Goal of the exercise
The line containing "plt.rcParams['font.family'] = ['Liberation" marks the end: extract everything from the first line of the data through that line, exactly, with no pictures.

···

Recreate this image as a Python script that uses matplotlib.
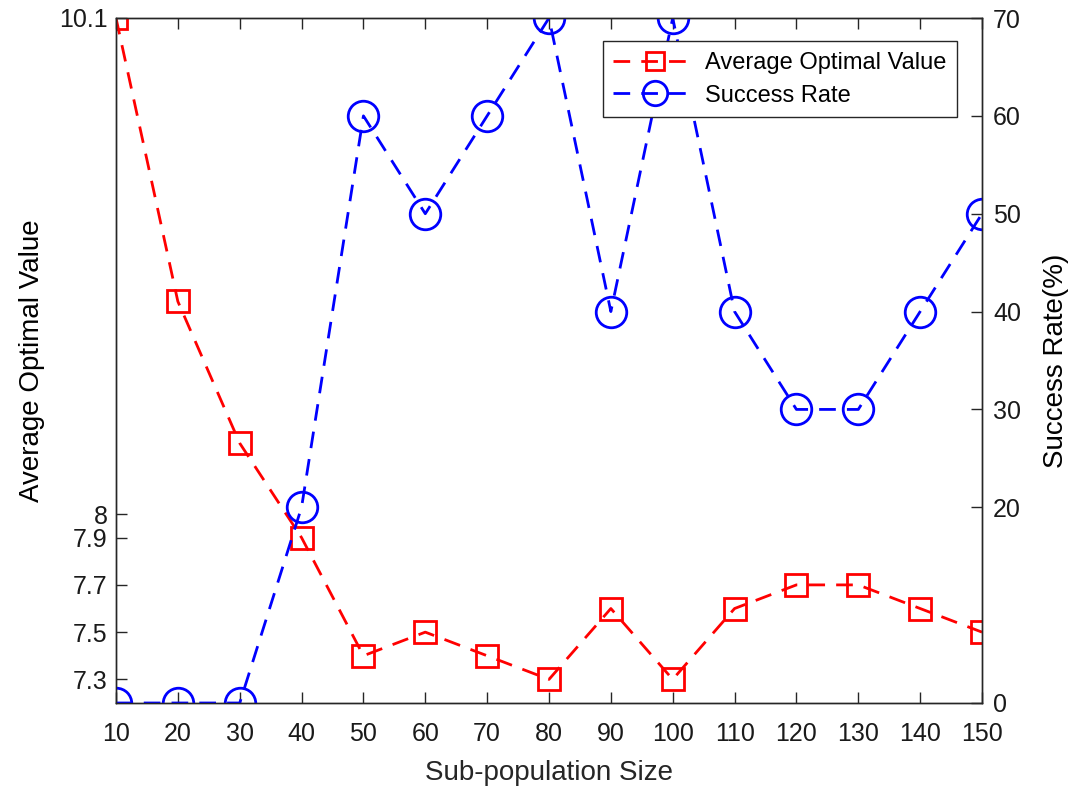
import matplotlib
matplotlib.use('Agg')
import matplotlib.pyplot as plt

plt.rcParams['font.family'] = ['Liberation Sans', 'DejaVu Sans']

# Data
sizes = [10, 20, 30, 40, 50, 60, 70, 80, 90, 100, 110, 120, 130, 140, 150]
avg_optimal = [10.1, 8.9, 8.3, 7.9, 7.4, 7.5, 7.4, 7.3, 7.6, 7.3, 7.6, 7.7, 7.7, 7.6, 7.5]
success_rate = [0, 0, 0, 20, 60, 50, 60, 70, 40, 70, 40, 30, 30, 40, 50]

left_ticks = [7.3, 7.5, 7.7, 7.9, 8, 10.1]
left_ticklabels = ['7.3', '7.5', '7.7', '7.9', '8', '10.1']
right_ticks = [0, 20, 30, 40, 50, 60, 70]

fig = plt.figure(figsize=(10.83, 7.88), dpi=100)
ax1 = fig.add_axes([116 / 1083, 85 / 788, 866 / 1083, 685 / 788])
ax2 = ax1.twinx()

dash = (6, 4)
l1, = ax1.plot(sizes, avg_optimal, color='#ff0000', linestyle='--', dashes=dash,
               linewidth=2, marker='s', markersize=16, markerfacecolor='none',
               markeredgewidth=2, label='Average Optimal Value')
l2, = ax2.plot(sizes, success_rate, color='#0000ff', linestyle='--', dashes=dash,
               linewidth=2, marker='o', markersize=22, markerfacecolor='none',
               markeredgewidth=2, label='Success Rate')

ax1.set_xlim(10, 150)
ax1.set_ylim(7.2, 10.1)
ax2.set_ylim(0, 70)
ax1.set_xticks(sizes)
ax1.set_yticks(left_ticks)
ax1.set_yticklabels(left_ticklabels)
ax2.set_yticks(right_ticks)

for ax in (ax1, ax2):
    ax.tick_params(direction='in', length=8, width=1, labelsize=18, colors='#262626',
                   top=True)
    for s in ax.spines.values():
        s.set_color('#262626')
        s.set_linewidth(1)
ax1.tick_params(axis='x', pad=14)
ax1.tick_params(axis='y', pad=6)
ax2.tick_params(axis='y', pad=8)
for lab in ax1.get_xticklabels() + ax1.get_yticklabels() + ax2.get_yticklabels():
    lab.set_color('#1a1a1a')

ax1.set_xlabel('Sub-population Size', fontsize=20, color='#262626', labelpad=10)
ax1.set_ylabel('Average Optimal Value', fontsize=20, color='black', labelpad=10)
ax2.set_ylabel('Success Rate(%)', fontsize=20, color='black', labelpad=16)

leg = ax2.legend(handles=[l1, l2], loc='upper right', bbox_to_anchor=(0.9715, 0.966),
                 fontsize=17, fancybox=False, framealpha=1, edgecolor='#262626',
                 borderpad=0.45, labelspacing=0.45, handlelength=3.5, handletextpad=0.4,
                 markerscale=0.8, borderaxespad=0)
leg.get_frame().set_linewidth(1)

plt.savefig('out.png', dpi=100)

···

Solution for this exercise
Recreate this image as a Python script that uses matplotlib.
import matplotlib
matplotlib.use('Agg')
import matplotlib.pyplot as plt

plt.rcParams['font.family'] = ['Liberation Sans', 'DejaVu Sans']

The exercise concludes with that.